En réponse à la peine de prison record infligée à Anchan P. par un tribunal thaïlandais ce mardi 19 janvier après sa condamnation pour lèse-majesté et crimes informatiques, Amnesty International vient d’émettre un communiqué particulièrement virulent.
Nous reproduisons ici un communiqué d’Amnesty International
“Cette affaire choquante est une nouvelle atteinte grave à l’espace de liberté d’expression qui disparaît en Thaïlande peut on lire dans le communiqué. Le nombre croissant de personnes accusées et détenues en vertu de la loi de lèse-majesté démontre la volonté implacable des autorités thaïlandaises de faire taire la dissidence. La peine extrême prononcée aujourd’hui en est un bon exemple et montre pourquoi cette loi est incompatible avec le droit international des droits de l’homme. La diffamation ne devrait jamais faire l’objet d’une condamnation pénale au départ, et encore moins d’une peine de prison extrêmement longue comme celle d’aujourd’hui»

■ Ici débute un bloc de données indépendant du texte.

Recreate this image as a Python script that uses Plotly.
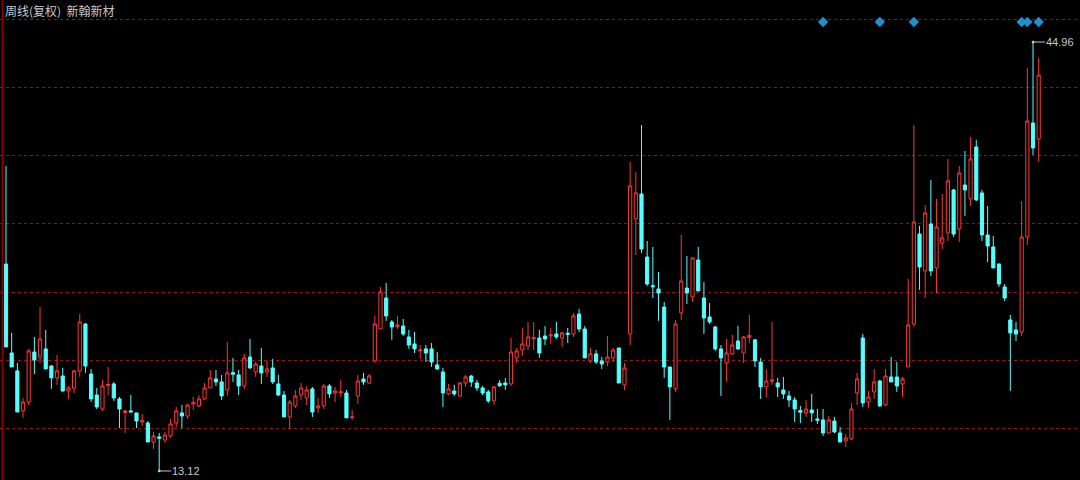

“Anchan a déjà subi un traitement épouvantable depuis son arrestation en 2015, y compris une détention préventive de plusieurs années, dont certaines au secret.
“La manière dont elle a été condamnée est également effrayante. La façon dont les autorités ont manifestement cherché à maximiser les peines en multipliant les accusations criminelles envoie un message clair de dissuasion aux 50 millions d’internautes thaïlandais.
“Les autorités thaïlandaises doivent mettre un terme à leur répression de la dissidence pacifique. Le gouvernement doit abroger ou réviser de manière significative les lois qui bâillonnent la liberté d’expression en ligne et hors ligne, comme l’infraction de lèse-majesté et la loi sur la criminalité informatique utilisée dans le verdict d’aujourd’hui”.
Contexte de la condamnation
Anchan P., un vendeur de nourriture et ancien fonctionnaire, a été accusé de 29 chefs d’accusation d'”insulte à la monarchie”, ou lèse majesté, en vertu de l’article 112 du code pénal thaïlandais et des dispositions de la loi sur la criminalité informatique. Elle a été arrêtée en janvier 2015 et détenue pendant près de quatre ans jusqu’en novembre 2018, date à laquelle elle a été libérée sous caution.
Anchan a d’abord été détenue au secret dans un camp militaire pendant cinq jours avant d’être transférée dans un centre de détention et s’est vu refuser à plusieurs reprises la mise en liberté sous caution.
Le tribunal a condamné Anchan pour avoir prétendument partagé et téléchargé sur des médias sociaux des clips d’un talk-show en ligne qui aurait fait des commentaires diffamatoires sur la monarchie.
Anchan a plaidé coupable aux accusations et a reçu une peine consécutive de trois ans pour chacune des 29 infractions à la lèse-majesté, soit 87 ans – la condamnation la plus sévère au titre de l’article 112 à ce jour.
La peine a été réduite de moitié, à 43 ans et demi, en raison du plaidoyer de culpabilité d’Anchan. L’article 112 du code pénal prévoit une peine de trois à quinze ans d’emprisonnement par infraction.
Alors que les protestations pacifiques s’intensifient tout au long de l’année 2020, les autorités thaïlandaises ont repris l’utilisation du délit de lèse-majesté en novembre de la même année, n’ayant pas porté de nouvelles accusations en vertu de la loi depuis mars 2018.
Plus de 220 personnes, dont des enfants, sont actuellement poursuivies pour leur participation présumée à des manifestations pacifiques tout au long de l’année 2020. Parmi elles, des dizaines ont été accusées de sédition et de lèse-majesté.
La Thaïlande est un État partie au Pacte international relatif aux droits civils et politiques (PIDCP), qui protège le droit à la liberté d’expression en vertu de l’article 19. Le Comité des droits de l’homme des Nations unies, l’organe de traité chargé d’interpréter le PIDCP, a déclaré que “l’emprisonnement n’est jamais une peine appropriée” pour les délits liés à la diffamation tels que la lèse-majesté.